» Work to complete
All lines featuring the string "that" are to be listed.

» Supplied records
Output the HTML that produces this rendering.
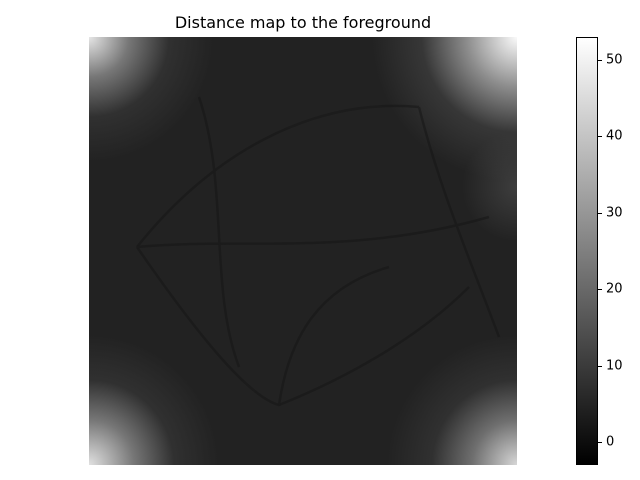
<!DOCTYPE html>
<html><head><meta charset="utf-8"><style>
body{margin:0;background:#fff;font-family:"Liberation Sans","DejaVu Sans",sans-serif;}
#wrap{position:relative;width:640px;height:480px;overflow:hidden;}
#title{position:absolute;left:89px;width:428px;top:13px;text-align:center;font-size:16px;color:#000;font-family:"DejaVu Sans","Liberation Sans",sans-serif;}
#img{position:absolute;left:89px;top:37px;width:428px;height:428px;
background:
radial-gradient(circle at 0% 0%, rgba(230,230,230,1) 0px, rgba(140,140,140,0.8) 40px, rgba(70,70,70,0.4) 80px, rgba(34,34,34,0) 125px),
radial-gradient(circle at 100% 0%, rgba(250,250,250,1) 0px, rgba(160,160,160,0.85) 50px, rgba(80,80,80,0.45) 95px, rgba(34,34,34,0) 145px),
radial-gradient(circle at 0% 100%, rgba(225,225,225,1) 0px, rgba(140,140,140,0.8) 45px, rgba(70,70,70,0.4) 85px, rgba(34,34,34,0) 130px),
radial-gradient(circle at 100% 100%, rgba(215,215,215,1) 0px, rgba(130,130,130,0.8) 45px, rgba(70,70,70,0.4) 85px, rgba(34,34,34,0) 130px),
radial-gradient(circle at 100% 35%, rgba(80,80,80,0.6) 0px, rgba(34,34,34,0) 55px),
#222222;}
#cbar{position:absolute;left:576px;top:37px;width:22px;height:428px;box-sizing:border-box;border:1px solid #000;background:linear-gradient(to top,#000,#fff);}
.tick{position:absolute;left:598px;width:4px;height:1px;background:#000;}
.tl{position:absolute;left:606px;font-size:13px;color:#000;font-family:"DejaVu Sans","Liberation Sans",sans-serif;transform:translateY(-50%);}
</style></head><body>
<div id="wrap">
<div id="title">Distance map to the foreground</div>
<div id="img">
<svg width="428" height="428" style="position:absolute;left:0;top:0">
<g stroke="#151515" stroke-width="2.5" fill="none" opacity="0.5">
<path d="M48 210 C120 120 220 60 330 70"/>
<path d="M48 210 C110 300 160 360 190 368 C260 340 330 300 380 250"/>
<path d="M48 210 C150 200 260 220 400 180"/>
<path d="M190 368 C200 300 230 250 300 230"/>
<path d="M110 60 C140 150 120 250 150 330"/>
<path d="M330 70 C350 150 380 220 410 300"/>
</g></svg>
</div>
<div id="cbar"></div>
</div>
<script>
const cbarTicks=[0,10,20,30,40,50];
const cbarMin=-3, cbarMax=53;
const top0=37, h=428;
function yScale(v){return top0+h*(cbarMax-v)/(cbarMax-cbarMin);}
const wrap=document.getElementById('wrap');
cbarTicks.forEach(v=>{
 const y=yScale(v);
 const t=document.createElement('div');t.className='tick';t.style.top=y+'px';
 
 
 wrap.appendChild(t);
 const l=document.createElement('div');l.className='tl';l.style.top=y+'px';l.textContent=v;
 
 
 wrap.appendChild(l);
});
</script>
</body></html>
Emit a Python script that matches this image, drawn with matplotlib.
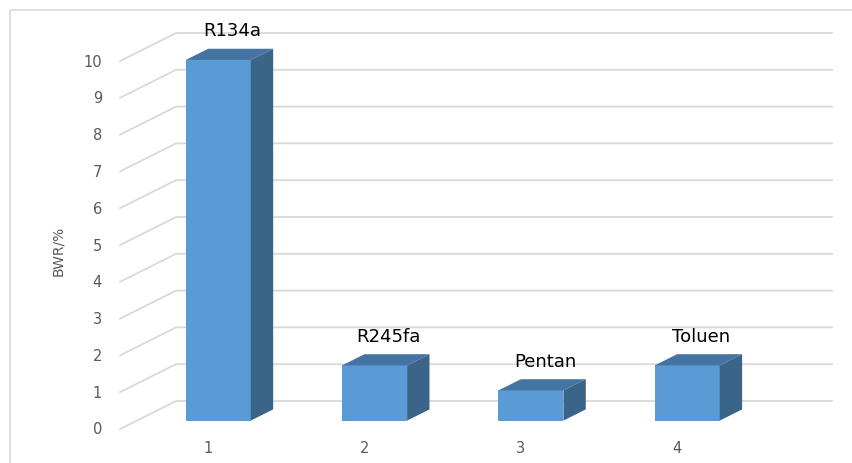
import matplotlib
matplotlib.use("Agg")
import matplotlib.pyplot as plt
from matplotlib.patches import Polygon

# data
categories = ['1', '2', '3', '4']
fluids = ['R134a', 'R245fa', 'Pentan', 'Toluen']
bwr = [9.8, 1.5, 0.82, 1.5]
yticks = list(range(0, 11))

# 3D look: oblique offset for full depth (category units, value units)
DX, DY = 0.358, 0.761
bar_w = 0.416
d_front, d_back = 0.3, 0.7
wall_x = 0.479
grid_end = 4.676

front_col = '#5b9bd5'
top_col = '#4574a3'
side_col = '#3a6589'
grid_col = '#d9d9d9'
text_col = '#595959'


def proj(c, v, d):
    return c + d * DX, v + d * DY


fig = plt.figure(figsize=(8.53, 4.64), dpi=100)
ax = fig.add_axes([0, 0, 1, 1])
ax.set_xlim(-0.289, 5.168)
ax.set_ylim(-0.924, 11.685)
ax.axis('off')

# outer frame (only left and top edges are inside the picture)
fx, fy = 10 / 853, 1 - 11 / 464
fig.add_artist(plt.Line2D([fx, fx, 1.0], [0.0, fy, fy], transform=fig.transFigure,
                          color=grid_col, lw=1.2))

# gridlines: side wall diagonal + back wall horizontal
for v in yticks:
    x0, y0 = proj(wall_x, v, 0)
    x1, y1 = proj(wall_x, v, 1)
    x2, y2 = proj(grid_end, v, 1)
    ax.plot([x0, x1, x2], [y0, y1, y2], color=grid_col, lw=1.3, zorder=1,
            solid_joinstyle='miter')
    ax.annotate(str(v), (x0, y0), xytext=(-13, 0), textcoords='offset points',
                ha='right', va='center', fontsize=10.5, color=text_col)

# bars
for i, (cat, name, val) in enumerate(zip(categories, fluids, bwr)):
    c = i + 1
    l, r = c - bar_w / 2, c + bar_w / 2
    front = [proj(l, 0, d_front), proj(r, 0, d_front),
             proj(r, val, d_front), proj(l, val, d_front)]
    top = [proj(l, val, d_front), proj(r, val, d_front),
           proj(r, val, d_back), proj(l, val, d_back)]
    side = [proj(r, 0, d_front), proj(r, 0, d_back),
            proj(r, val, d_back), proj(r, val, d_front)]
    ax.add_patch(Polygon(front, closed=True, facecolor=front_col, edgecolor='none', zorder=3))
    ax.add_patch(Polygon(top, closed=True, facecolor=top_col, edgecolor='none', zorder=3))
    ax.add_patch(Polygon(side, closed=True, facecolor=side_col, edgecolor='none', zorder=3))

    lx, ly = proj(c, val, 0.55)
    ax.annotate(name, (lx, ly), xytext=(0, 10), textcoords='offset points',
                ha='center', va='bottom', fontsize=13, color='black')

    tx, ty = proj(c, 0, 0.12)
    ax.annotate(cat, (tx, ty), xytext=(0, -16), textcoords='offset points',
                ha='center', va='center', fontsize=10.5, color=text_col)

fig.text(58 / 853, 1 - 251 / 464, 'BWR/%', rotation=90, ha='center', va='center',
         fontsize=10, color=text_col)

fig.savefig('out.png', dpi=100)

» Result of this exercise
Output the HTML that produces this rendering.
Emit a Python script that matches this image, drawn with matplotlib.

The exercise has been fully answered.